-- start --

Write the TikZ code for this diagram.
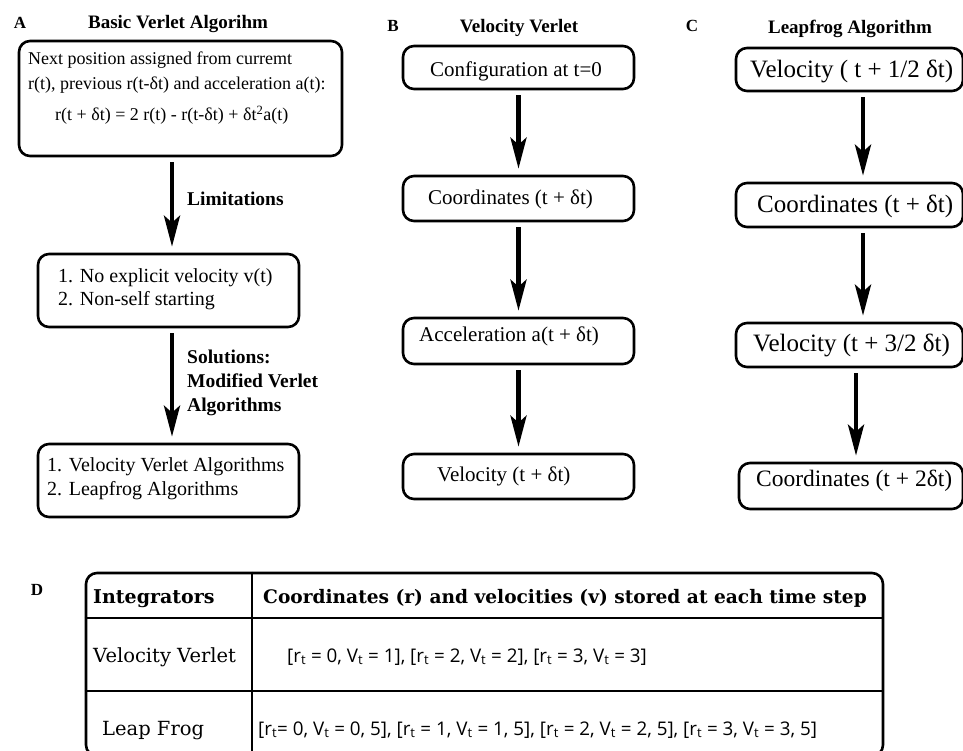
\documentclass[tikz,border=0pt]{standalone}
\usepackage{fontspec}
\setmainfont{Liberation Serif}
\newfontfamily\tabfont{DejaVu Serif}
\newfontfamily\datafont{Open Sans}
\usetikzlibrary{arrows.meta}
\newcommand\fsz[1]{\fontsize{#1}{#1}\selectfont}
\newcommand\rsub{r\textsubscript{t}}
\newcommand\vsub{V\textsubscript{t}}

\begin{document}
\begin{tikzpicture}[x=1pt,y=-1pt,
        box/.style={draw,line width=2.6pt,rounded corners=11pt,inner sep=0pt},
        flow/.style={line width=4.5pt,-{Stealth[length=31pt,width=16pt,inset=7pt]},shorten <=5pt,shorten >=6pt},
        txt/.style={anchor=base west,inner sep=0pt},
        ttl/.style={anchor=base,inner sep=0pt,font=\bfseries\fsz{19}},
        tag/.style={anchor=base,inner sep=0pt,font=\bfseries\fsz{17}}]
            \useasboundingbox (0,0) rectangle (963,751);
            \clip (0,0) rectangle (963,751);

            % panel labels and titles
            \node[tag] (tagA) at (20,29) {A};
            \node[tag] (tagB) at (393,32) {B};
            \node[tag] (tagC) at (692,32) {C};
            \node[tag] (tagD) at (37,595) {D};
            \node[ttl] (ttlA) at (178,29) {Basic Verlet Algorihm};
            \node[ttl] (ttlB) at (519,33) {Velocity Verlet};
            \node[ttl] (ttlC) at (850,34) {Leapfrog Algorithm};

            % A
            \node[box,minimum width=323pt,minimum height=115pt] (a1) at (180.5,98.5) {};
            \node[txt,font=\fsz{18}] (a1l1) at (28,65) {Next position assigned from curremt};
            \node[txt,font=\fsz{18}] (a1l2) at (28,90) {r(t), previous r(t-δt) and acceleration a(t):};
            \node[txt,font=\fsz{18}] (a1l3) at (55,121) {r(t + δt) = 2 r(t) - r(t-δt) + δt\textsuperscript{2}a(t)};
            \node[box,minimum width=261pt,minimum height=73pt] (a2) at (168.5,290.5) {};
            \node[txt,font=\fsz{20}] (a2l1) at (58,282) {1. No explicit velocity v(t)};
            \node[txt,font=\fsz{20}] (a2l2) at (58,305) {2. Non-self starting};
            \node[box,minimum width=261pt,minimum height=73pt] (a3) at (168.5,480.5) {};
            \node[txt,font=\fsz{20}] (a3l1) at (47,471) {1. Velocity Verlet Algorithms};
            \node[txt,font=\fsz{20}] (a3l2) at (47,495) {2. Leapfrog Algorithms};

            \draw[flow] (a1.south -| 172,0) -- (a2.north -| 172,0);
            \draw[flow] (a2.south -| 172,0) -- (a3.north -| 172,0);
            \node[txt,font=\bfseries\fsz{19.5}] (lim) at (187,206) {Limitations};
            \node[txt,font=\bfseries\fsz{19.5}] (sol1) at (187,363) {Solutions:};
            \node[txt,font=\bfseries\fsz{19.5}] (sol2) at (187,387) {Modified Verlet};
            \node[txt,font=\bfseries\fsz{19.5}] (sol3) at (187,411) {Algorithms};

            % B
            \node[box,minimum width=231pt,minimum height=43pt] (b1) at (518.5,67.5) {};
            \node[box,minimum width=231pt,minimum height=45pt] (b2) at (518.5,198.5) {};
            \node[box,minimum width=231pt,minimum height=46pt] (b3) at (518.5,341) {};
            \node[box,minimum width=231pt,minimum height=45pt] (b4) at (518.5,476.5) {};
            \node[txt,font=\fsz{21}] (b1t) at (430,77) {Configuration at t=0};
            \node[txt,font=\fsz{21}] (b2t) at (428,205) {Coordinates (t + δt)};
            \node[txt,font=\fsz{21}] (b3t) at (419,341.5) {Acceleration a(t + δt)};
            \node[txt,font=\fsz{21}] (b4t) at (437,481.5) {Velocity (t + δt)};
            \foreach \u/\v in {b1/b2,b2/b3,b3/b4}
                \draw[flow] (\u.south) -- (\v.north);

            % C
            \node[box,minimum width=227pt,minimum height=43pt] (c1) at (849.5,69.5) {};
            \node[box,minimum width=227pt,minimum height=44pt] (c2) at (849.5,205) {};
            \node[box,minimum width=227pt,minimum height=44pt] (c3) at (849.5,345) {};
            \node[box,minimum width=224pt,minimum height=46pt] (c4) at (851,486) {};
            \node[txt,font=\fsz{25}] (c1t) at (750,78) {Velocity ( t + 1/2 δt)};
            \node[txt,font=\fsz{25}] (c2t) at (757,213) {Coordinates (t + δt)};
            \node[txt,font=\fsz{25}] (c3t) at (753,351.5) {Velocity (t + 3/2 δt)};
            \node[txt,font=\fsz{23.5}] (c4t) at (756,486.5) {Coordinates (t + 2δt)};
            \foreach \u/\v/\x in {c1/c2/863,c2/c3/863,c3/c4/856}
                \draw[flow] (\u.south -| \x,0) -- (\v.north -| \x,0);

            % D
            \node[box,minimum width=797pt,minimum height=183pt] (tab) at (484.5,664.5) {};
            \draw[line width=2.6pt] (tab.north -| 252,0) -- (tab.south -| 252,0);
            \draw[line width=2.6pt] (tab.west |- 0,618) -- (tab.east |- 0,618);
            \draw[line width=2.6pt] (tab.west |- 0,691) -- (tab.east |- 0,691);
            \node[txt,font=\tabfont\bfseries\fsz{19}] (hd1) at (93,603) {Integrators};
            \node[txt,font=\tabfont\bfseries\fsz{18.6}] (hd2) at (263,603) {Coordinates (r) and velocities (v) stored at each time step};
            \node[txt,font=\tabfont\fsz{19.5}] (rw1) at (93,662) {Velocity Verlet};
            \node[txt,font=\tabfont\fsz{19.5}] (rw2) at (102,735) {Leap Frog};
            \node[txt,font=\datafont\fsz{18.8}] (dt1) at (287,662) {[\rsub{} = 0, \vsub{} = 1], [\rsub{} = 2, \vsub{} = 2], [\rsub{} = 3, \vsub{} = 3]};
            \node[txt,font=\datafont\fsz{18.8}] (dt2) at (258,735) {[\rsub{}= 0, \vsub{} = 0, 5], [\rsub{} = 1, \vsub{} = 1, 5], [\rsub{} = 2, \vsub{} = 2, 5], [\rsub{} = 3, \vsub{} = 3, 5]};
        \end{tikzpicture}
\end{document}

-- end --

EXERCISE DETAILS:
Quote the data above in full, leaving out the pictures it holds.

OUTPUT FOR THIS TASK:
Write the TikZ code for this diagram.
\documentclass[tikz,border=0pt]{standalone}
\usepackage{fontspec}
\setmainfont{Liberation Serif}
\newfontfamily\tabfont{DejaVu Serif}
\newfontfamily\datafont{Open Sans}
\usetikzlibrary{arrows.meta}
\newcommand\fsz[1]{\fontsize{#1}{#1}\selectfont}
\newcommand\rsub{r\textsubscript{t}}
\newcommand\vsub{V\textsubscript{t}}

\begin{document}
\begin{tikzpicture}[x=1pt,y=-1pt,
        box/.style={draw,line width=2.6pt,rounded corners=11pt,inner sep=0pt},
        flow/.style={line width=4.5pt,-{Stealth[length=31pt,width=16pt,inset=7pt]},shorten <=5pt,shorten >=6pt},
        txt/.style={anchor=base west,inner sep=0pt},
        ttl/.style={anchor=base,inner sep=0pt,font=\bfseries\fsz{19}},
        tag/.style={anchor=base,inner sep=0pt,font=\bfseries\fsz{17}}]
            \useasboundingbox (0,0) rectangle (963,751);
            \clip (0,0) rectangle (963,751);

            % panel labels and titles
            \node[tag] (tagA) at (20,29) {A};
            \node[tag] (tagB) at (393,32) {B};
            \node[tag] (tagC) at (692,32) {C};
            \node[tag] (tagD) at (37,595) {D};
            \node[ttl] (ttlA) at (178,29) {Basic Verlet Algorihm};
            \node[ttl] (ttlB) at (519,33) {Velocity Verlet};
            \node[ttl] (ttlC) at (850,34) {Leapfrog Algorithm};

            % A
            \node[box,minimum width=323pt,minimum height=115pt] (a1) at (180.5,98.5) {};
            \node[txt,font=\fsz{18}] (a1l1) at (28,65) {Next position assigned from curremt};
            \node[txt,font=\fsz{18}] (a1l2) at (28,90) {r(t), previous r(t-δt) and acceleration a(t):};
            \node[txt,font=\fsz{18}] (a1l3) at (55,121) {r(t + δt) = 2 r(t) - r(t-δt) + δt\textsuperscript{2}a(t)};
            \node[box,minimum width=261pt,minimum height=73pt] (a2) at (168.5,290.5) {};
            \node[txt,font=\fsz{20}] (a2l1) at (58,282) {1. No explicit velocity v(t)};
            \node[txt,font=\fsz{20}] (a2l2) at (58,305) {2. Non-self starting};
            \node[box,minimum width=261pt,minimum height=73pt] (a3) at (168.5,480.5) {};
            \node[txt,font=\fsz{20}] (a3l1) at (47,471) {1. Velocity Verlet Algorithms};
            \node[txt,font=\fsz{20}] (a3l2) at (47,495) {2. Leapfrog Algorithms};

            \draw[flow] (a1.south -| 172,0) -- (a2.north -| 172,0);
            \draw[flow] (a2.south -| 172,0) -- (a3.north -| 172,0);
            \node[txt,font=\bfseries\fsz{19.5}] (lim) at (187,206) {Limitations};
            \node[txt,font=\bfseries\fsz{19.5}] (sol1) at (187,363) {Solutions:};
            \node[txt,font=\bfseries\fsz{19.5}] (sol2) at (187,387) {Modified Verlet};
            \node[txt,font=\bfseries\fsz{19.5}] (sol3) at (187,411) {Algorithms};

            % B
            \node[box,minimum width=231pt,minimum height=43pt] (b1) at (518.5,67.5) {};
            \node[box,minimum width=231pt,minimum height=45pt] (b2) at (518.5,198.5) {};
            \node[box,minimum width=231pt,minimum height=46pt] (b3) at (518.5,341) {};
            \node[box,minimum width=231pt,minimum height=45pt] (b4) at (518.5,476.5) {};
            \node[txt,font=\fsz{21}] (b1t) at (430,77) {Configuration at t=0};
            \node[txt,font=\fsz{21}] (b2t) at (428,205) {Coordinates (t + δt)};
            \node[txt,font=\fsz{21}] (b3t) at (419,341.5) {Acceleration a(t + δt)};
            \node[txt,font=\fsz{21}] (b4t) at (437,481.5) {Velocity (t + δt)};
            \foreach \u/\v in {b1/b2,b2/b3,b3/b4}
                \draw[flow] (\u.south) -- (\v.north);

            % C
            \node[box,minimum width=227pt,minimum height=43pt] (c1) at (849.5,69.5) {};
            \node[box,minimum width=227pt,minimum height=44pt] (c2) at (849.5,205) {};
            \node[box,minimum width=227pt,minimum height=44pt] (c3) at (849.5,345) {};
            \node[box,minimum width=224pt,minimum height=46pt] (c4) at (851,486) {};
            \node[txt,font=\fsz{25}] (c1t) at (750,78) {Velocity ( t + 1/2 δt)};
            \node[txt,font=\fsz{25}] (c2t) at (757,213) {Coordinates (t + δt)};
            \node[txt,font=\fsz{25}] (c3t) at (753,351.5) {Velocity (t + 3/2 δt)};
            \node[txt,font=\fsz{23.5}] (c4t) at (756,486.5) {Coordinates (t + 2δt)};
            \foreach \u/\v/\x in {c1/c2/863,c2/c3/863,c3/c4/856}
                \draw[flow] (\u.south -| \x,0) -- (\v.north -| \x,0);

            % D
            \node[box,minimum width=797pt,minimum height=183pt] (tab) at (484.5,664.5) {};
            \draw[line width=2.6pt] (tab.north -| 252,0) -- (tab.south -| 252,0);
            \draw[line width=2.6pt] (tab.west |- 0,618) -- (tab.east |- 0,618);
            \draw[line width=2.6pt] (tab.west |- 0,691) -- (tab.east |- 0,691);
            \node[txt,font=\tabfont\bfseries\fsz{19}] (hd1) at (93,603) {Integrators};
            \node[txt,font=\tabfont\bfseries\fsz{18.6}] (hd2) at (263,603) {Coordinates (r) and velocities (v) stored at each time step};
            \node[txt,font=\tabfont\fsz{19.5}] (rw1) at (93,662) {Velocity Verlet};
            \node[txt,font=\tabfont\fsz{19.5}] (rw2) at (102,735) {Leap Frog};
            \node[txt,font=\datafont\fsz{18.8}] (dt1) at (287,662) {[\rsub{} = 0, \vsub{} = 1], [\rsub{} = 2, \vsub{} = 2], [\rsub{} = 3, \vsub{} = 3]};
            \node[txt,font=\datafont\fsz{18.8}] (dt2) at (258,735) {[\rsub{}= 0, \vsub{} = 0, 5], [\rsub{} = 1, \vsub{} = 1, 5], [\rsub{} = 2, \vsub{} = 2, 5], [\rsub{} = 3, \vsub{} = 3, 5]};
        \end{tikzpicture}
\end{document}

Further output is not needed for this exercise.